Owning a dog can be one of life’s great joys, but it is also a great responsibility — it's up to you to make sure that they’re happy and healthy. A big indicator of overall health is your dog’s weight. Here's a simple test you can do to test if your dog has a weight problem: Rub your dog’s chest and if you can’t feel each rib, this is likely a sign that your dog is overweight. While this isn’t necessarily serious, it is probably time to make some dietary changes.
Not all weight gain is food related. To lose weight, your dog may require a very specific diet, or even medication, but there’s no way to tell without consulting a vet.
“If you have an overweight dog, the first step is to have a conversation with your vet to make sure there’s not a medical reason for it.” explains veterinarian D.r Walt Ingwersen. “There can be issues like hypothyroidism.” Don’t wait to get professional opinion.
Once you and your vet have worked out a new feeding regimen, it’s time to hit the grocery store. You’ll be looking for a dog food labeled “light” or “lean”.
A “lean” dry food should have less than 9% fat, and wet food should be less than 4%. “Light” dry food should have less than 3,100 calories per kilogram, wet should have less than 900. If you see labels promising “less fat” or “reduced fat”, take the extra time to find out exactly how much fat reduction is in each bag or can.
Dogs don’t often react well to sudden changes in their diet, so a drastic switch from one type of food to another may have messy results. Introducing a new food should be done gradually, over the course of a week. Each day start mixing more of the new food in with the old, until eventually it’s all been replaced.
If your dog’s new food isn’t getting results, the problem may have more to do with exercise. “Food won’t solve the whole problem.
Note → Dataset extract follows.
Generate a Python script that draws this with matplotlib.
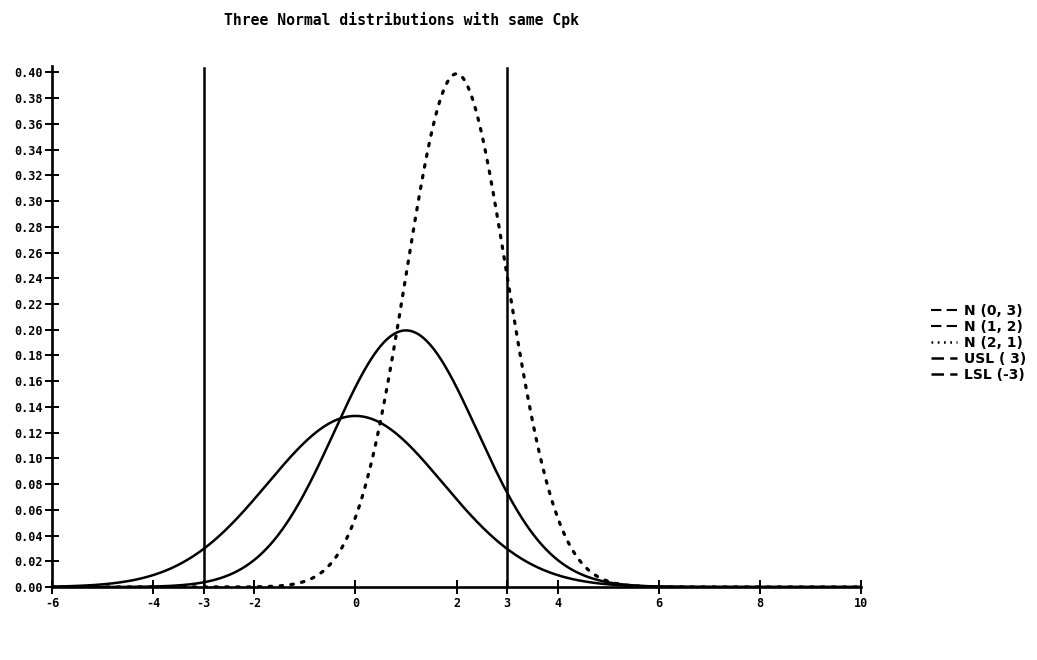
"""
Three Normal distributions with same Cpk (USL = 3, LSL = -3)
"""
import numpy as np
import matplotlib
matplotlib.use("Agg")
import matplotlib.pyplot as plt
from matplotlib.lines import Line2D

# ── data ───────────────────────────────────────────────────────────────────
# second parameter is used by the original program both as scale of the
# peak and as variance of the shape, which is what the picture shows
means = [0, 1, 2]
params = [3, 2, 1]
labels = ["N (0, 3)", "N (1, 2)", "N (2, 1)"]
spec_values = [3, -3]
spec_labels = ["USL ( 3)", "LSL (-3)"]
xticks = [-6, -4, -3, -2, 0, 2, 3, 4, 6, 8, 10]
yticks = [round(0.02 * i, 2) for i in range(21)]

x = np.linspace(-6, 10, 1200)

fig = plt.figure(figsize=(10.37, 6.6), dpi=100)
ax = fig.add_axes([52 / 1037, 73 / 660, 809 / 1037, 521 / 660])

styles = ["-", "-", (0, (0.8, 2.6))]
for m, p, ls in zip(means, params, styles):
    y = np.exp(-0.5 * (x - m) ** 2 / p) / (p * np.sqrt(2 * np.pi))
    lw = 2.3 if ls != "-" else 1.8
    ax.plot(x, y, color="black", lw=lw, linestyle=ls,
            dash_capstyle="round", solid_capstyle="butt")

for v in spec_values:
    ax.axvline(v, color="black", lw=1.8, ymax=0.997)

ax.set_xlim(-6, 10)
ax.set_ylim(0, 0.405)
ax.set_xticks(xticks)
ax.set_xticklabels([str(t) for t in xticks])
ax.set_yticks(yticks)
ax.set_yticklabels([f"{t:.2f}" for t in yticks])
for sp in ["top", "right"]:
    ax.spines[sp].set_visible(False)
for sp in ["left", "bottom"]:
    ax.spines[sp].set_linewidth(1.9)
ax.tick_params(direction="inout", length=10, width=1.4, pad=2)
for lab in ax.get_xticklabels() + ax.get_yticklabels():
    lab.set_fontfamily("DejaVu Sans Mono")
    lab.set_fontweight("bold")
    lab.set_fontsize(8.5)

fig.text(402 / 1037, 1 - 20 / 660, "Three Normal distributions with same Cpk",
         ha="center", va="center", family="DejaVu Sans Mono", fontsize=10.6,
         fontweight="bold")

# legend: solid series are drawn as long dashes, as in the original plotter key
handles = [
    Line2D([], [], color="black", lw=1.5, dashes=(5, 2.5)),
    Line2D([], [], color="black", lw=1.5, dashes=(5, 2.5)),
    Line2D([], [], color="black", lw=1.8, dashes=(0.7, 1.8)),
    Line2D([], [], color="black", lw=1.8, dashes=(5, 2.5)),
    Line2D([], [], color="black", lw=1.8, dashes=(5, 2.5)),
]
leg = fig.legend(handles, labels + spec_labels, loc="center left",
                 bbox_to_anchor=(925 / 1037, 1 - 343 / 660), frameon=False,
                 borderaxespad=0, handlelength=1.9, handletextpad=0.5,
                 labelspacing=0.15,
                 prop={"family": "DejaVu Sans", "weight": "bold", "size": 10})

fig.savefig("out.png", dpi=100)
Like people, it’s also about activity and lifestyle.” says Dr. Ingwersen.
A happy and healthy dog is an active dog. So, no matter what diet your dog is on, if they aren’t getting daily walks, plus regular adventures in the backyard and/or dog run, weight loss simply won’t be possible.
“Calorie in, calorie out is a pretty simple equation.” Dr. Ingwersen explains. “If the dog is only needing so many calories in the day and you’re feeding more than that, they’re going to gain weight. If they’re working and moving all day, then they’re going to lose weight.”